Task to carry out | Without the pictures, output the lines of the material from the very first through the one that holds "const y = d3.scaleLinear().domain([0, 1400]).range([722, 19]);".

• • • • • • •

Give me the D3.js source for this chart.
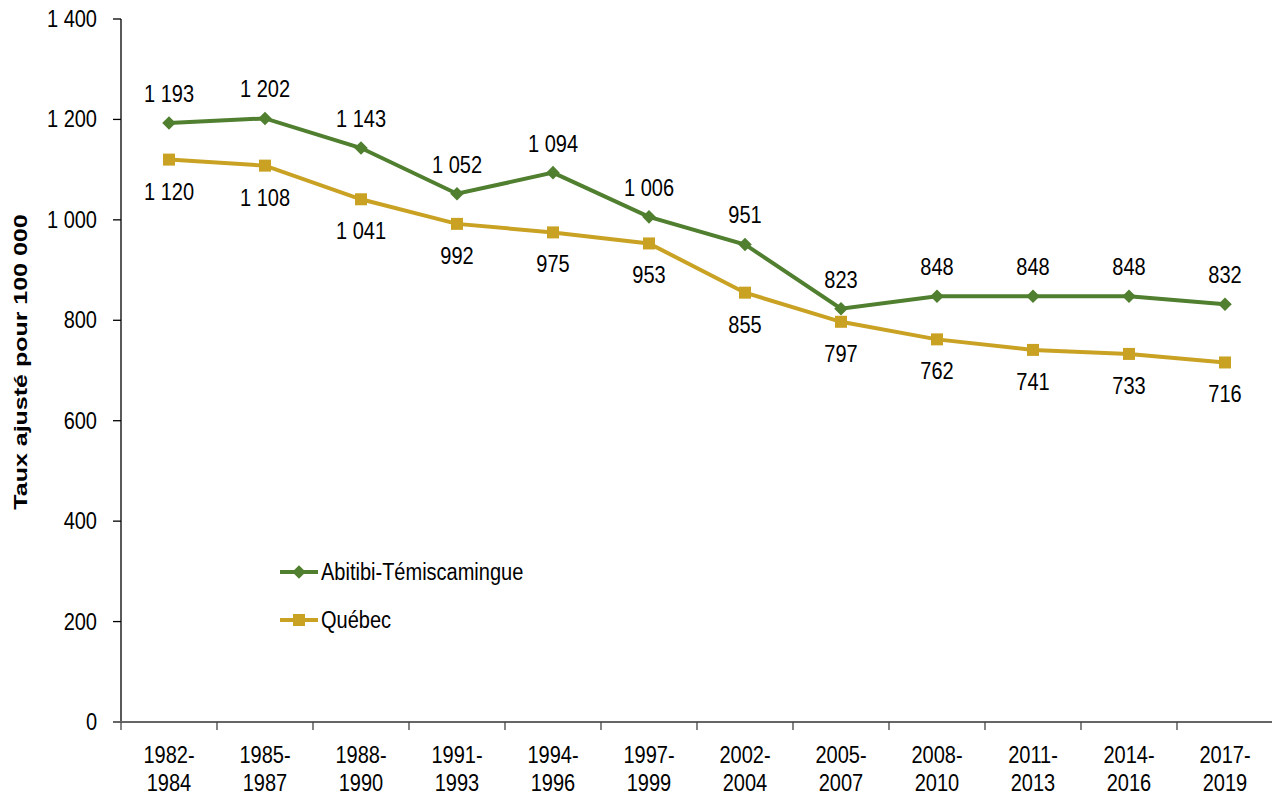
<!DOCTYPE html>
<html><head><meta charset="utf-8">
<script src="https://cdn.jsdelivr.net/npm/d3@7"></script>
<style>body{margin:0;background:#fff}svg{display:block}</style>
</head><body><svg id="c" width="1272" height="798"></svg>
<script>
const categories = ["1982-1984","1985-1987","1988-1990","1991-1993","1994-1996","1997-1999","2002-2004","2005-2007","2008-2010","2011-2013","2014-2016","2017-2019"];
const abitibi = [1193,1202,1143,1052,1094,1006,951,823,848,848,848,832];
const quebec = [1120,1108,1041,992,975,953,855,797,762,741,733,716];
const yTicks = [0,200,400,600,800,1000,1200,1400];
const seriesNames = ["Abitibi-Témiscamingue","Québec"];

const fmt = v => { const s = String(v); return s.length > 3 ? s.slice(0, s.length-3) + " " + s.slice(-3) : s; };
const svg = d3.select("#c");
const FONT = "'Liberation Sans', Arial, sans-serif";
const SX = 0.87, FS = 23;
const green = "#4f7f2f", gold = "#c9a224";

const x = d3.scaleBand().domain(categories).range([121, 1273]);
const y = d3.scaleLinear().domain([0, 1400]).range([722, 19]);

function txt(g, tx, ty, s, anchor, opts={}) {
  return g.append("text").attr("transform", `translate(${tx},${ty}) scale(${SX},1)`)
    .attr("text-anchor", anchor).attr("dominant-baseline", "central")
    .attr("font-family", FONT).attr("font-size", opts.size || FS)
    .attr("font-weight", opts.weight || "normal").attr("fill", "#000").text(s);
}

// y axis
svg.append("line").attr("x1",121).attr("x2",121).attr("y1",y(1400)).attr("y2",y(0)).attr("stroke","#000").attr("stroke-width",1.3);
yTicks.forEach(t => {
  svg.append("line").attr("x1",113).attr("x2",121).attr("y1",y(t)).attr("y2",y(t)).attr("stroke","#000").attr("stroke-width",1.3);
  txt(svg, 97, y(t), fmt(t), "end");
});
// x axis
svg.append("line").attr("x1",113).attr("x2",1272).attr("y1",y(0)).attr("y2",y(0)).attr("stroke","#666").attr("stroke-width",2);
categories.forEach((c,i) => {
  const bx = x(c);
  svg.append("line").attr("x1",bx).attr("x2",bx).attr("y1",y(0)).attr("y2",y(0)+8).attr("stroke","#444").attr("stroke-width",1.3);
  const [a,b] = c.split("-");
  const cx = bx + x.bandwidth()/2;
  txt(svg, cx, 755, a + "-", "middle");
  txt(svg, cx, 783, b, "middle");
});

// axis title
svg.append("text").attr("transform","translate(21,362) rotate(-90) scale(1,0.75)")
  .attr("text-anchor","middle").attr("dominant-baseline","central")
  .attr("font-family",FONT).attr("font-size",25).attr("font-weight","bold").text("Taux ajusté pour 100 000");

const cxOf = (i) => x(categories[i]) + x.bandwidth()/2;
const line = d3.line().x((d,i)=>cxOf(i)).y(d=>y(d));

svg.append("path").datum(quebec).attr("d",line).attr("fill","none").attr("stroke",gold).attr("stroke-width",4);
svg.append("path").datum(abitibi).attr("d",line).attr("fill","none").attr("stroke",green).attr("stroke-width",4);

function drawDiamond(g, cx, cy) {
  g.append("path").attr("d", d3.symbol().type(d3.symbolSquare).size(92)()).attr("transform",`translate(${cx},${cy}) rotate(45)`).attr("fill",green);
}
function drawSquare(g, cx, cy) {
  g.append("rect").attr("x",cx-6).attr("y",cy-6).attr("width",12).attr("height",12).attr("fill",gold);
}
quebec.forEach((v,i) => { drawSquare(svg, cxOf(i), y(v)); });
abitibi.forEach((v,i) => { drawDiamond(svg, cxOf(i), y(v)); });

abitibi.forEach((v,i) => txt(svg, cxOf(i), y(v) - 29, fmt(v), "middle"));
quebec.forEach((v,i) => txt(svg, cxOf(i), y(v) + 32, fmt(v), "middle"));

// legend
const lg = [[seriesNames[0], green, 572, drawDiamond],[seriesNames[1], gold, 620, drawSquare]];
lg.forEach(([n,col,ly,fn]) => {
  svg.append("line").attr("x1",280).attr("x2",318).attr("y1",ly).attr("y2",ly).attr("stroke",col).attr("stroke-width",4);
  fn(svg, 299, ly);
  txt(svg, 321, ly, n, "start");
});
</script></body></html>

• • • • • • •

Right answer |
Give me the D3.js source for this chart.
<!DOCTYPE html>
<html><head><meta charset="utf-8">
<script src="https://cdn.jsdelivr.net/npm/d3@7"></script>
<style>body{margin:0;background:#fff}svg{display:block}</style>
</head><body><svg id="c" width="1272" height="798"></svg>
<script>
const categories = ["1982-1984","1985-1987","1988-1990","1991-1993","1994-1996","1997-1999","2002-2004","2005-2007","2008-2010","2011-2013","2014-2016","2017-2019"];
const abitibi = [1193,1202,1143,1052,1094,1006,951,823,848,848,848,832];
const quebec = [1120,1108,1041,992,975,953,855,797,762,741,733,716];
const yTicks = [0,200,400,600,800,1000,1200,1400];
const seriesNames = ["Abitibi-Témiscamingue","Québec"];

const fmt = v => { const s = String(v); return s.length > 3 ? s.slice(0, s.length-3) + " " + s.slice(-3) : s; };
const svg = d3.select("#c");
const FONT = "'Liberation Sans', Arial, sans-serif";
const SX = 0.87, FS = 23;
const green = "#4f7f2f", gold = "#c9a224";

const x = d3.scaleBand().domain(categories).range([121, 1273]);
const y = d3.scaleLinear().domain([0, 1400]).range([722, 19]);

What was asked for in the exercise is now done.